No sé si quitar el mantel, es tan claro que parece que la mesa está desnuda. Hay copas largas con gotas de cava en las paredes, un cuenco con conchas de almejas como cáscaras vacías, platos llenos de manchas de las cabezas de las gambas, como cuadros de Pollock. A mi lado, una chimenea que expira música calmada. Enciéndela. El mantel tiene una frase bordada, si no puedes leerla entre líneas te la diré al final.
¿En qué momento pasó?
¿Cuándo dejaron las redes sociales de ser sociales para convertirse en un escaparate del ego? ¿Un aspirador del tiempo? ¿El espejo ondulado de muchas personas? ¿La intención de alcanzar una máquina fría de hacer dinero? ¿En qué momento dejaron las redes sociales de ser lugares de intercambio de buen rollo? ¿Cuándo fue que nos cogimos todos de los hilos que descolgaron del techo y nos convertimos en marionetas? ¿Bailando? Consumiendo en automático. Olvidando la carne que hay detrás. Y lo que hay dentro de la carne que hay detrás. Contando números en lugar de historias.

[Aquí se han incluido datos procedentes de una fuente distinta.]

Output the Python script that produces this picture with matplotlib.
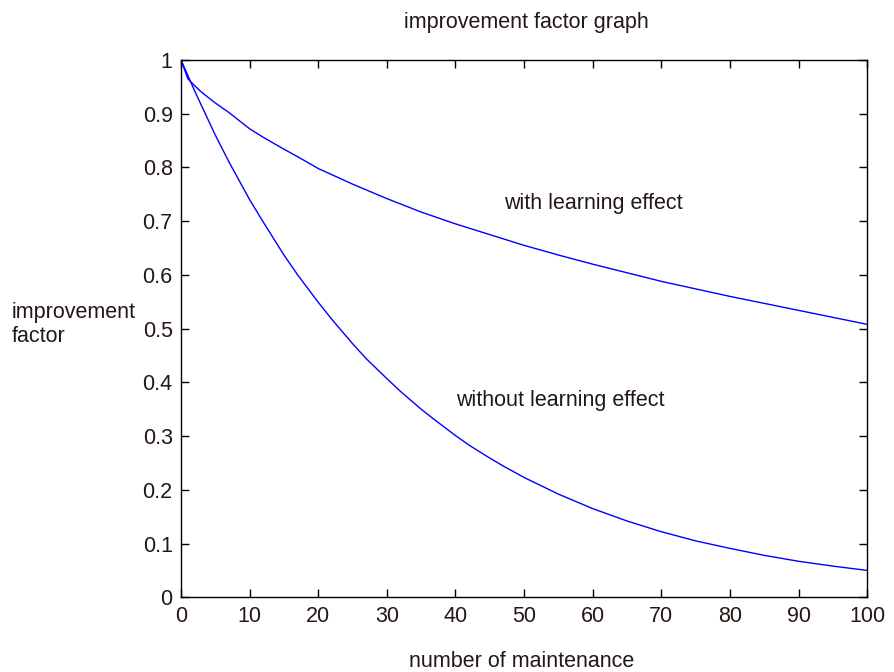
import matplotlib
matplotlib.use("Agg")
import matplotlib.pyplot as plt

# number of maintenance
x_with = [0, 1, 2, 3, 5, 7, 10, 12, 15, 17, 20, 25, 30, 35, 40, 45, 50,
          55, 60, 65, 70, 75, 80, 85, 90, 95, 100]
# improvement factor, with learning effect
y_with = [1.0, 0.965, 0.952, 0.94, 0.92, 0.902, 0.872, 0.856, 0.834, 0.82,
          0.798, 0.769, 0.742, 0.717, 0.695, 0.675, 0.655, 0.637, 0.620,
          0.604, 0.588, 0.574, 0.560, 0.547, 0.534, 0.521, 0.508]

x_without = [0, 2, 5, 7, 10, 12, 15, 17, 20, 22, 25, 27, 30, 32, 35, 37, 40,
             42, 45, 47, 50, 55, 60, 65, 70, 75, 80, 85, 90, 95, 100]
# improvement factor, without learning effect
y_without = [1.0, 0.942, 0.86, 0.81, 0.74, 0.698, 0.637, 0.6, 0.549, 0.517,
             0.472, 0.444, 0.407, 0.383, 0.35, 0.33, 0.301, 0.283, 0.259,
             0.244, 0.223, 0.192, 0.165, 0.142, 0.122, 0.105, 0.091, 0.078,
             0.067, 0.058, 0.05]

xticks = list(range(0, 101, 10))
yticks = [0, 0.1, 0.2, 0.3, 0.4, 0.5, 0.6, 0.7, 0.8, 0.9, 1]
ytick_labels = ['0', '0.1', '0.2', '0.3', '0.4', '0.5', '0.6', '0.7', '0.8', '0.9', '1']

plt.rcParams['font.family'] = ['Liberation Sans', 'DejaVu Sans']
fs = 15.5
txt_col = '#231815'

fig = plt.figure(figsize=(8.94, 6.72), dpi=100)
ax = fig.add_axes([0.2025, 0.1112, 0.7675, 0.7995])

ax.plot(x_with, y_with, color='blue', lw=1.0)
ax.plot(x_without, y_without, color='blue', lw=1.0)

ax.set_xlim(0, 100)
ax.set_ylim(0, 1)
ax.set_xticks(xticks)
ax.set_yticks(yticks)
ax.set_yticklabels(ytick_labels)
ax.tick_params(direction='in', length=6, width=1, top=True, right=True,
               colors='black', labelcolor=txt_col, labelsize=fs, pad=6)
for s in ax.spines.values():
    s.set_linewidth(1.0)

ax.text(47.1, 0.732, 'with learning effect', fontsize=fs, va='center', color=txt_col)
ax.text(40.1, 0.366, 'without learning effect', fontsize=fs, va='center', color=txt_col)

fig.text(0.589, 0.966, 'improvement factor graph', ha='center', va='center', fontsize=fs, color=txt_col)
fig.text(0.583, 0.016, 'number of maintenance', ha='center', va='center', fontsize=fs, color=txt_col)
fig.text(0.013, 0.517, 'improvement\nfactor', ha='left', va='center', fontsize=fs,
         color=txt_col, linespacing=1.2)

fig.savefig('out.png', dpi=100, facecolor='white')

¿Cuándo las redes sociales dejaron de ser un lugar en el que entregarse sin filtros, darse sin tintas, conversar de verdad? ¿En qué momento las ristras de comentarios de producción propia fueron secuestrados por los emojis escuetos, impersonales, a veces fingidos?
He cortado los hilos que colgaban de mis muñecas. No quiero seguir jugando a las distancias, a las palabras cortas, las personas de metacrilato.
Mis redes sociales anhelan aquello por lo que nacieron. Quieren ser —vuelven a ser— habitaciones propias donde volcar y compartir lo que me nace para inspirar, conversar, descubrir, sostener y saciar las inquietudes de personas que disfrutan de la vida calmada, real, bella que existe alrededor de la mesa, sobre la mesa, bajo la mesa y de camino a la mesa. Un diario de lo ordinario. Mi forma de mirar.
La semilla de lo que alimenta no empieza en la tierra, germina en nuestro imaginario, aquello que nos mueve, por lo que tenemos hambre: de vivir, de sentir, de disfrutar, de volver. Florece en las verdades.
Los ingredientes cotidianos que —si los observas— convierten el conjunto en una realidad para ser observada. No hay un día igual, no hay una vida igual y preci(o)samente en esto encuentro lo que me acuna.
Puede que esta Sobremesa (la última del año) lleve zurcida en el mantel una promesa: vamos a ser de verdad, vamos a mirarnos a los ojos (aunque a veces no haya ojos en las fotos de perfil), vamos a compartirnos; con todas las alegrías y agujeros. Ser de verdad.
Gracias por acompañarme cada domingo en esta Sobremesa, gracias porque eres una de las patas que la sostienen. Sin ti para qué.